The order is reversed, and the District Court is directed to issue an injunction pendente lite as prayed.
Rehearing
On Motion for Rehearing.
In this cause our opinion has been filed, but mandate has not yet issued. Our decision was based upon the proposition that issues in this cause were res adjudicata, because the record contained a judgment of the state Supreme Court entered in a suit between the same parties (or their privies). Application has been made for a reargument, and with such application there has been filed a copy of the printed case on appeal to the Appellate Division in said cause in the state court. This printed case on appeal apparently indicates that the state Supreme Court amended its judgment, subsequent tp original entry, so that -its disposition of the issues before it is different from what it was in the original judgment.

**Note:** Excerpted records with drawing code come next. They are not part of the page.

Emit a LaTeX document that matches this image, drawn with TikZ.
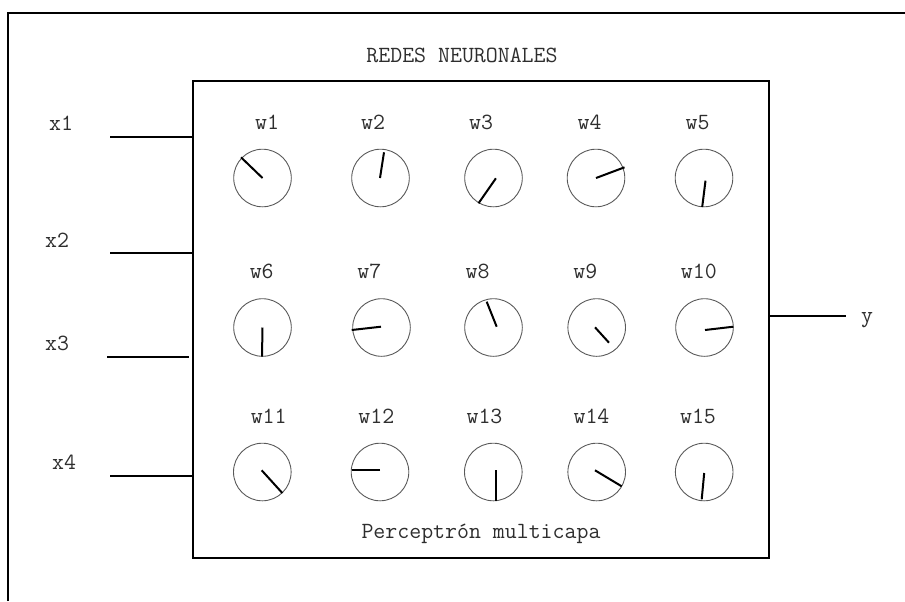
\documentclass[tikz,border=0pt]{standalone}
\usepackage{fontspec}
\usetikzlibrary{calc}
\definecolor{ink}{HTML}{2E2E2E}
\tikzset{
  lbl/.style={font=\ttfamily\fontsize{11.6}{13}\selectfont, text=ink, anchor=base, inner sep=0pt},
  frame/.style={line width=1pt, black},
  wire/.style={line width=0.85pt, black},
  dial/.style={circle, draw=black!65, line width=0.45pt, minimum size=28.8pt, inner sep=0pt},
  hand/.style={line width=1pt, black, line cap=butt}
}
\begin{document}
\begin{tikzpicture}[x=0.5pt, y=-0.5pt]
\useasboundingbox (0,0) rectangle (905,601);

% outer frame (open on the right and bottom)
\draw[frame] (8,601) -- (8,13) -- (905,13);

% title
\node[lbl] (title) at (462,62.5) {REDES NEURONALES};

% network box
\node[draw, line width=1pt, minimum width=288pt, minimum height=238.5pt, inner sep=0pt] (net) at (481,319.5) {};
\node[lbl] (caption) at (481,538) {Perceptrón multicapa};

% inputs
\node[lbl] (x1) at (61,130.5) {x1};
\node[lbl] (x2) at (57,247) {x2};
\node[lbl] (x3) at (57,350.5) {x3};
\node[lbl] (x4) at (64,469) {x4};
\coordinate (i1) at (110,137);
\coordinate (i2) at (110,253.3);
\coordinate (i3) at (107,357.3);
\coordinate (i4) at (110,475.7);
\draw[wire] (i1) -- (i1 -| net.west);
\draw[wire] (i2) -- (i2 -| net.west);
\draw[wire] (i3) -- ([xshift=-1.5pt]i3 -| net.west);
\draw[wire] (i4) -- (i4 -| net.west);

% output
\node[lbl] (y) at (867,322) {y};
\coordinate (o1) at (846,316);
\draw[wire] (o1 -| net.east) -- (o1);

% dials: name / centre / label position / hand start offset / hand end offset
\foreach \n/\cx/\cy/\lx/\ly/\sx/\sy/\ex/\ey in {
  1/262.5/178/267/129/0/0/-21.5/-20.7,
  2/380.5/178/373/129/-0.5/0/3.5/-25.7,
  3/493.5/178/481/129/2.4/0.3/-15/25.3,
  4/596/178/589.5/129/0/0/28.5/-10.7,
  5/704/178/697.5/129/1.5/2.7/-1.8/29,
  6/262.5/327.5/261.7/278.3/0/0/-0.5/29.2,
  7/381.5/327.5/369.3/278.3/-0.5/-0.8/-29.8/2.5,
  8/493.5/327.5/477.5/278.3/3.2/-0.8/-6.8/-25.8,
  9/596.7/327.5/585.3/278.3/-1.7/-0.2/12.3/15.2,
  10/704.5/327.5/698.8/278.3/0.5/2.5/28.8/-0.8,
  11/262.3/472/268.7/423.3/-0.6/-1.7/20/21,
  12/380/472/376.3/423.3/0/-1.7/-28.3/-1.7,
  13/493.3/472/484.5/423.3/2.7/-1.7/2.7/29,
  14/596.7/472/591.5/423.3/-1.7/-1.7/25/14.3,
  15/704.2/472/698/423.3/0/1/-2.5/27.3}
{
  \node[dial] (d\n) at (\cx,\cy) {};
  \node[lbl] (w\n) at (\lx,\ly) {w\n};
  \draw[hand] ($(d\n.center)+(\sx,\sy)$) -- ($(d\n.center)+(\ex,\ey)$);
}
\end{tikzpicture}
\end{document}
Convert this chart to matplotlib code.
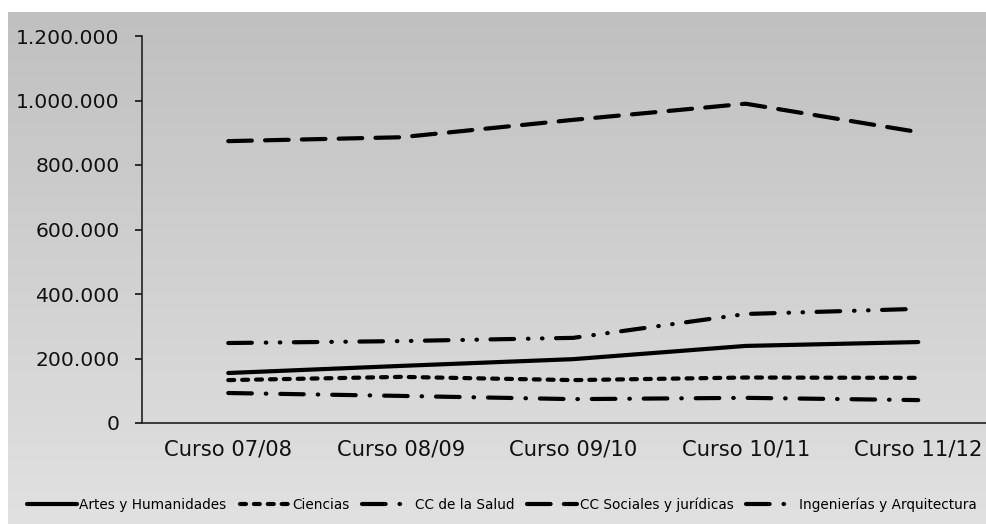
import matplotlib
matplotlib.use("Agg")
import matplotlib.pyplot as plt
import numpy as np
from matplotlib.ticker import FuncFormatter, MultipleLocator

# Datos por curso académico
cursos = ["Curso 07/08", "Curso 08/09", "Curso 09/10", "Curso 10/11", "Curso 11/12"]
artes = [155000, 177000, 198000, 239000, 251000]
ciencias = [133000, 143000, 133000, 141000, 140000]
salud = [93000, 84000, 74000, 78000, 71000]
sociales = [874000, 886000, 940000, 990000, 902000]
ingenierias = [248000, 254000, 264000, 338000, 354000]
ramas = ["Artes y Humanidades", "Ciencias", "CC de la Salud",
         "CC Sociales y jurídicas", "Ingenierías y Arquitectura"]

plt.rcParams["lines.scale_dashes"] = False
plt.rcParams["font.family"] = ["DejaVu Sans"]

W, H = 986, 524
fig = plt.figure(figsize=(W / 100, H / 100), dpi=100, facecolor="white")

# Fondo con degradado vertical
bg = fig.add_axes([8 / W, 0, 1 - 8 / W, (H - 12) / H], zorder=0)
grad = np.linspace(0, 1, 256).reshape(-1, 1)
top = np.array([0.753, 0.753, 0.753])
bottom = np.array([0.882, 0.882, 0.882])
img = top + (bottom - top) * grad[:, :, None]
bg.imshow(img, aspect="auto", extent=[0, 1, 0, 1], origin="upper")
bg.set_axis_off()

left_px, right_px = 142, 142 + 5 * 172.5
y0_px, y1_px = 423, 36
ax = fig.add_axes([left_px / W, 1 - y0_px / H, (right_px - left_px) / W,
                   (y0_px - y1_px) / H], zorder=1)
ax.patch.set_alpha(0)

x = np.arange(len(cursos))
lw = 3.0
estilos = [
    "-",
    (0, (4.3, 5.7)),
    (0, (17, 10, 0.4, 10)),
    (0, (17, 9.5)),
    (0, (17, 10, 0.4, 9.7, 0.4, 9.7)),
]
series = [artes, ciencias, salud, sociales, ingenierias]
for vals, nombre, ls in zip(series, ramas, estilos):
    ax.plot(x, vals, color="black", lw=lw, linestyle=ls,
            dash_capstyle="round", solid_capstyle="round", label=nombre)

ax.set_xlim(-0.5, 4.5)
ax.set_ylim(0, 1200000)
ax.yaxis.set_major_locator(MultipleLocator(200000))
ax.yaxis.set_major_formatter(
    FuncFormatter(lambda v, p: f"{int(v):,}".replace(",", ".")))
ax.set_xticks(x)
ax.set_xticklabels(cursos)
ax.tick_params(axis="x", length=0, pad=12, labelsize=15.2, colors="#111111")
ax.tick_params(axis="y", length=5, width=1.2, direction="out", pad=11,
               labelsize=14.6, colors="#111111")
for s in ["top", "right"]:
    ax.spines[s].set_visible(False)
for s in ["left", "bottom"]:
    ax.spines[s].set_linewidth(1.2)
    ax.spines[s].set_color("#222222")
ax.grid(False)

leg = fig.legend(loc="center left", bbox_to_anchor=(27 / W, 1 - 505 / H),
                 ncol=5, frameon=False, fontsize=9.8, handlelength=3.7,
                 handletextpad=0.15, columnspacing=0.95, borderpad=0,
                 borderaxespad=0)

fig.savefig("out.png", dpi=100)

The mere filing of this paper book in no way changes the situation here; the only record before us is the record certified to this court by the United States District Court. We will, however, withhold mandate from issue during this session, so that the counsel, who has moved for reargument, may make application, on notice, on one of our regular motion days, for such relief as he may be advised, to show, if he can, that the state court did not hold the contract sought to be enforced invalid at law, and so operate to deprive his client of the opportunity to obtain a decision on the merits of this cause in the federal courts.